Given instruction = Output every line exactly as written. Leave out pictures.

[Entries with chart source code]
----
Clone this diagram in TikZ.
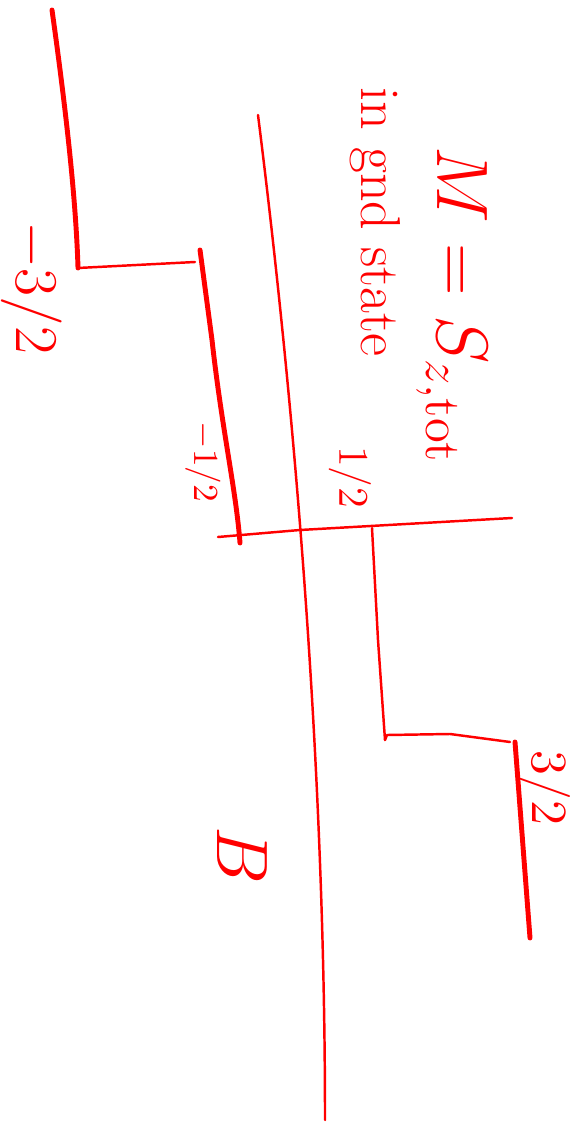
\documentclass[tikz,border=0pt]{standalone}
\usepackage{xcolor}
\usepackage{tikz}
\usetikzlibrary{positioning}
\definecolor{InkRed}{RGB}{255,0,0}

\begin{document}
\begin{tikzpicture}[
  x=0.01cm, y=-0.01cm,
  font=\sffamily,
  line cap=round, line join=round,
  ink/.style={draw=InkRed, line width=0.7pt},
  heavyink/.style={draw=InkRed, line width=1.4pt},
  lbl/.style={text=InkRed, rotate=-90, inner sep=0pt}
]
\useasboundingbox (0,0) rectangle (572,1125);

% ================ B axis (curved) ================
\coordinate (axTop) at (258,115);
\coordinate (axBot) at (325,1120);
\draw[ink] (axTop) .. controls (300,450) and (325,800) .. (axBot);

% ================ steps ================
\coordinate (s1top) at (52,10);
\coordinate (s1bot) at (78,268);
\coordinate (s1end) at (195,262);
\draw[heavyink] (s1top) .. controls (66,110) and (76,200) .. (s1bot);
\draw[ink] (s1bot) -- (s1end);

\coordinate (s2top) at (200,250);
\coordinate (s2bot) at (240,543);
\draw[heavyink] (s2top) -- (212,340) .. controls (222,430) and (236,490) .. (s2bot);

\coordinate (hL) at (218,537);
\coordinate (hR) at (512,518);
\draw[ink] (hL) -- (300,530) -- (hR);

\coordinate (s3top) at (372,528);
\coordinate (s3bot) at (385,740);
\coordinate (s3end) at (510,742);
\draw[ink] (s3top) -- (378,640) -- (s3bot);
\draw[ink] (s3bot) -- (387,735) -- (450,734) -- (s3end);

\coordinate (s4top) at (515,742);
\coordinate (s4bot) at (530,938);
\draw[heavyink] (s4top) -- (s4bot);

% ================ labels ================
\node[lbl, font=\fontsize{17}{19}\selectfont] (lm32) at (32,288) {$-3/2$};
\node[lbl, font=\fontsize{10}{12}\selectfont] (lm12) at (203,462) {$-1/2$};
\node[lbl, font=\fontsize{12}{14}\selectfont] (lp12) at (350,477) {$1/2$};
\node[lbl, font=\fontsize{14}{16}\selectfont] (lp32) at (545,788) {$3/2$};
\node[lbl, font=\fontsize{22}{24}\selectfont] (lB) at (242,855) {$B$};

\node[lbl, font=\fontsize{22}{24}\selectfont] (title) at (452,305)
  {$M = S_{z,\mathrm{tot}}$};
\node[lbl, font=\fontsize{16}{18}\selectfont] (subtitle) at (375,222)
  {in gnd state};
\end{tikzpicture}
\end{document}
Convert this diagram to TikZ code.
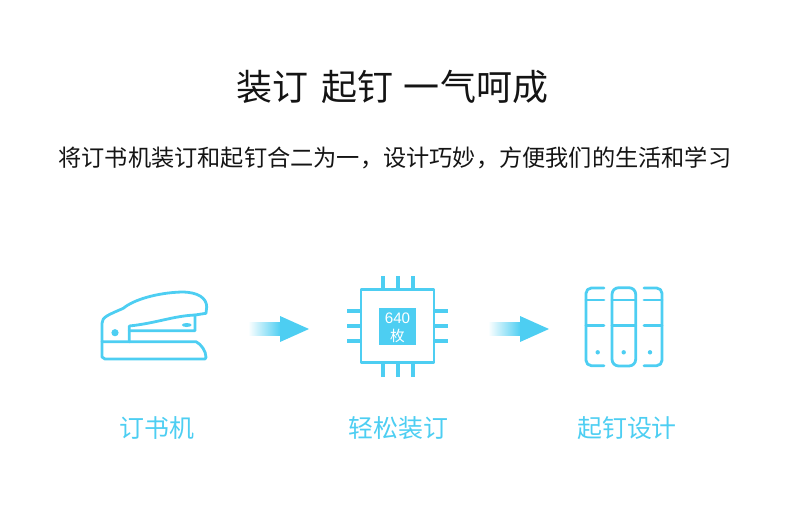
\documentclass[tikz,border=0pt]{standalone}
\usepackage{fontspec}
\newfontfamily\cjk{Noto Sans CJK SC}
\setsansfont{Liberation Sans}
\definecolor{iconblue}{HTML}{4DCEF2}
\tikzset{
    iconline/.style={draw=iconblue, line width=2.1pt, line join=round, line cap=round},
    pinline/.style={draw=iconblue, line width=3pt},
    caption/.style={iconblue, font=\cjk\fontsize{18.7}{22}\selectfont},
}
\begin{document}
\begin{tikzpicture}[x=0.75pt, y=-0.75pt]
    \useasboundingbox (0,0) rectangle (790,512);

    % Heading
    \node[font=\cjk\fontsize{27}{30}\selectfont, text=black!92] (title) at (392.5,87) {装订\hspace{0.36em}起钉\hspace{0.28em}一气呵成};
    \node[font=\cjk\fontsize{17.4}{20}\selectfont, text=black!92] (subtitle) at (395,158) {将订书机装订和起钉合二为一，设计巧妙，方便我们的生活和学习};

    % Stapler
    \draw[iconline] (129.3,341.7) -- (102,341.7) -- (102,323.3)
        .. controls (102,317) and (108,315) .. (123.3,308.3)
        .. controls (133,300) and (156.7,292.7) .. (181.7,292)
        .. controls (198,292) and (206.7,298) .. (206.7,307)
        -- (206,313.3) -- (195,315) -- (195,330.7) -- (129.3,330.7);
    \draw[iconline] (129.3,341.7) -- (129.3,326)
        .. controls (157,323) and (173,316) .. (195,315);
    \draw[iconline] (129.3,341.7) -- (196,341.7)
        .. controls (201,344) and (206,351) .. (206,357.3)
        -- (205,359) -- (105,359) -- (102,357) -- (102,341.7);
    \fill[iconblue] (115,332.7) circle (3.6);
    \fill[iconblue] (186.7,325) ellipse (4.9 and 2);

    % Arrows
    \foreach \x in {248,488} {
        \shade[left color=white, right color=iconblue] (\x,322.7) rectangle (\x+33,335);
        \fill[iconblue] (\x+32,316) -- (\x+61,329) -- (\x+32,342) -- cycle;
    }

    % Chip
    \draw[iconline] (361,289.3) rectangle (434,362.7);
    \foreach \x in {383,398,413} {
        \draw[pinline] (\x,276) -- (\x,289.3);
        \draw[pinline] (\x,362.7) -- (\x,376.7);
    }
    \foreach \y in {311,326,341.3} {
        \draw[pinline] (347.3,\y) -- (361,\y);
        \draw[pinline] (434,\y) -- (448,\y);
    }
    \fill[iconblue] (379,307.7) rectangle (416,345);
    \node[white, font=\sffamily\fontsize{11.4}{12}\selectfont, inner sep=0pt] (count) at (397.5,318.5) {640};
    \node[white, font=\cjk\fontsize{11}{12}\selectfont, inner sep=0pt] (unit) at (397.5,336) {枚};

    % Remover
    \draw[iconline] (604,288) -- (591,288) [rounded corners=4pt] -- (586,288) -- (586,365.7) [sharp corners] -- (604,365.7);
    \draw[iconline, rounded corners=5pt] (612,287.7) rectangle (635.7,366);
    \draw[iconline] (644,288) -- (657,288) [rounded corners=4pt] -- (662,288) -- (662,365.7) [sharp corners] -- (644,365.7);
    \foreach \y in {300,325.3} {
        \draw[iconline] (586,\y) -- (604,\y);
        \draw[iconline] (612,\y) -- (635.7,\y);
        \draw[iconline] (644,\y) -- (662,\y);
    }
    \foreach \x in {597.7,623.7,650} {
        \fill[iconblue] (\x,352.3) circle (2.2);
    }

    % Captions
    \node[caption] (stapler) at (157,428) {订书机};
    \node[caption] (binding) at (398.5,428) {轻松装订};
    \node[caption] (removal) at (627,428) {起钉设计};
\end{tikzpicture}
\end{document}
----
Output of the exercise =
Clone this diagram in TikZ.
\documentclass[tikz,border=0pt]{standalone}
\usepackage{xcolor}
\usepackage{tikz}
\usetikzlibrary{positioning}
\definecolor{InkRed}{RGB}{255,0,0}

\begin{document}
\begin{tikzpicture}[
  x=0.01cm, y=-0.01cm,
  font=\sffamily,
  line cap=round, line join=round,
  ink/.style={draw=InkRed, line width=0.7pt},
  heavyink/.style={draw=InkRed, line width=1.4pt},
  lbl/.style={text=InkRed, rotate=-90, inner sep=0pt}
]
\useasboundingbox (0,0) rectangle (572,1125);

% ================ B axis (curved) ================
\coordinate (axTop) at (258,115);
\coordinate (axBot) at (325,1120);
\draw[ink] (axTop) .. controls (300,450) and (325,800) .. (axBot);

% ================ steps ================
\coordinate (s1top) at (52,10);
\coordinate (s1bot) at (78,268);
\coordinate (s1end) at (195,262);
\draw[heavyink] (s1top) .. controls (66,110) and (76,200) .. (s1bot);
\draw[ink] (s1bot) -- (s1end);

\coordinate (s2top) at (200,250);
\coordinate (s2bot) at (240,543);
\draw[heavyink] (s2top) -- (212,340) .. controls (222,430) and (236,490) .. (s2bot);

\coordinate (hL) at (218,537);
\coordinate (hR) at (512,518);
\draw[ink] (hL) -- (300,530) -- (hR);

\coordinate (s3top) at (372,528);
\coordinate (s3bot) at (385,740);
\coordinate (s3end) at (510,742);
\draw[ink] (s3top) -- (378,640) -- (s3bot);
\draw[ink] (s3bot) -- (387,735) -- (450,734) -- (s3end);

\coordinate (s4top) at (515,742);
\coordinate (s4bot) at (530,938);
\draw[heavyink] (s4top) -- (s4bot);

% ================ labels ================
\node[lbl, font=\fontsize{17}{19}\selectfont] (lm32) at (32,288) {$-3/2$};
\node[lbl, font=\fontsize{10}{12}\selectfont] (lm12) at (203,462) {$-1/2$};
\node[lbl, font=\fontsize{12}{14}\selectfont] (lp12) at (350,477) {$1/2$};
\node[lbl, font=\fontsize{14}{16}\selectfont] (lp32) at (545,788) {$3/2$};
\node[lbl, font=\fontsize{22}{24}\selectfont] (lB) at (242,855) {$B$};

\node[lbl, font=\fontsize{22}{24}\selectfont] (title) at (452,305)
  {$M = S_{z,\mathrm{tot}}$};
\node[lbl, font=\fontsize{16}{18}\selectfont] (subtitle) at (375,222)
  {in gnd state};
\end{tikzpicture}
\end{document}
Convert this diagram to TikZ code.
\documentclass[tikz,border=0pt]{standalone}
\usepackage{fontspec}
\newfontfamily\cjk{Noto Sans CJK SC}
\setsansfont{Liberation Sans}
\definecolor{iconblue}{HTML}{4DCEF2}
\tikzset{
    iconline/.style={draw=iconblue, line width=2.1pt, line join=round, line cap=round},
    pinline/.style={draw=iconblue, line width=3pt},
    caption/.style={iconblue, font=\cjk\fontsize{18.7}{22}\selectfont},
}
\begin{document}
\begin{tikzpicture}[x=0.75pt, y=-0.75pt]
    \useasboundingbox (0,0) rectangle (790,512);

    % Heading
    \node[font=\cjk\fontsize{27}{30}\selectfont, text=black!92] (title) at (392.5,87) {装订\hspace{0.36em}起钉\hspace{0.28em}一气呵成};
    \node[font=\cjk\fontsize{17.4}{20}\selectfont, text=black!92] (subtitle) at (395,158) {将订书机装订和起钉合二为一，设计巧妙，方便我们的生活和学习};

    % Stapler
    \draw[iconline] (129.3,341.7) -- (102,341.7) -- (102,323.3)
        .. controls (102,317) and (108,315) .. (123.3,308.3)
        .. controls (133,300) and (156.7,292.7) .. (181.7,292)
        .. controls (198,292) and (206.7,298) .. (206.7,307)
        -- (206,313.3) -- (195,315) -- (195,330.7) -- (129.3,330.7);
    \draw[iconline] (129.3,341.7) -- (129.3,326)
        .. controls (157,323) and (173,316) .. (195,315);
    \draw[iconline] (129.3,341.7) -- (196,341.7)
        .. controls (201,344) and (206,351) .. (206,357.3)
        -- (205,359) -- (105,359) -- (102,357) -- (102,341.7);
    \fill[iconblue] (115,332.7) circle (3.6);
    \fill[iconblue] (186.7,325) ellipse (4.9 and 2);

    % Arrows
    \foreach \x in {248,488} {
        \shade[left color=white, right color=iconblue] (\x,322.7) rectangle (\x+33,335);
        \fill[iconblue] (\x+32,316) -- (\x+61,329) -- (\x+32,342) -- cycle;
    }

    % Chip
    \draw[iconline] (361,289.3) rectangle (434,362.7);
    \foreach \x in {383,398,413} {
        \draw[pinline] (\x,276) -- (\x,289.3);
        \draw[pinline] (\x,362.7) -- (\x,376.7);
    }
    \foreach \y in {311,326,341.3} {
        \draw[pinline] (347.3,\y) -- (361,\y);
        \draw[pinline] (434,\y) -- (448,\y);
    }
    \fill[iconblue] (379,307.7) rectangle (416,345);
    \node[white, font=\sffamily\fontsize{11.4}{12}\selectfont, inner sep=0pt] (count) at (397.5,318.5) {640};
    \node[white, font=\cjk\fontsize{11}{12}\selectfont, inner sep=0pt] (unit) at (397.5,336) {枚};

    % Remover
    \draw[iconline] (604,288) -- (591,288) [rounded corners=4pt] -- (586,288) -- (586,365.7) [sharp corners] -- (604,365.7);
    \draw[iconline, rounded corners=5pt] (612,287.7) rectangle (635.7,366);
    \draw[iconline] (644,288) -- (657,288) [rounded corners=4pt] -- (662,288) -- (662,365.7) [sharp corners] -- (644,365.7);
    \foreach \y in {300,325.3} {
        \draw[iconline] (586,\y) -- (604,\y);
        \draw[iconline] (612,\y) -- (635.7,\y);
        \draw[iconline] (644,\y) -- (662,\y);
    }
    \foreach \x in {597.7,623.7,650} {
        \fill[iconblue] (\x,352.3) circle (2.2);
    }

    % Captions
    \node[caption] (stapler) at (157,428) {订书机};
    \node[caption] (binding) at (398.5,428) {轻松装订};
    \node[caption] (removal) at (627,428) {起钉设计};
\end{tikzpicture}
\end{document}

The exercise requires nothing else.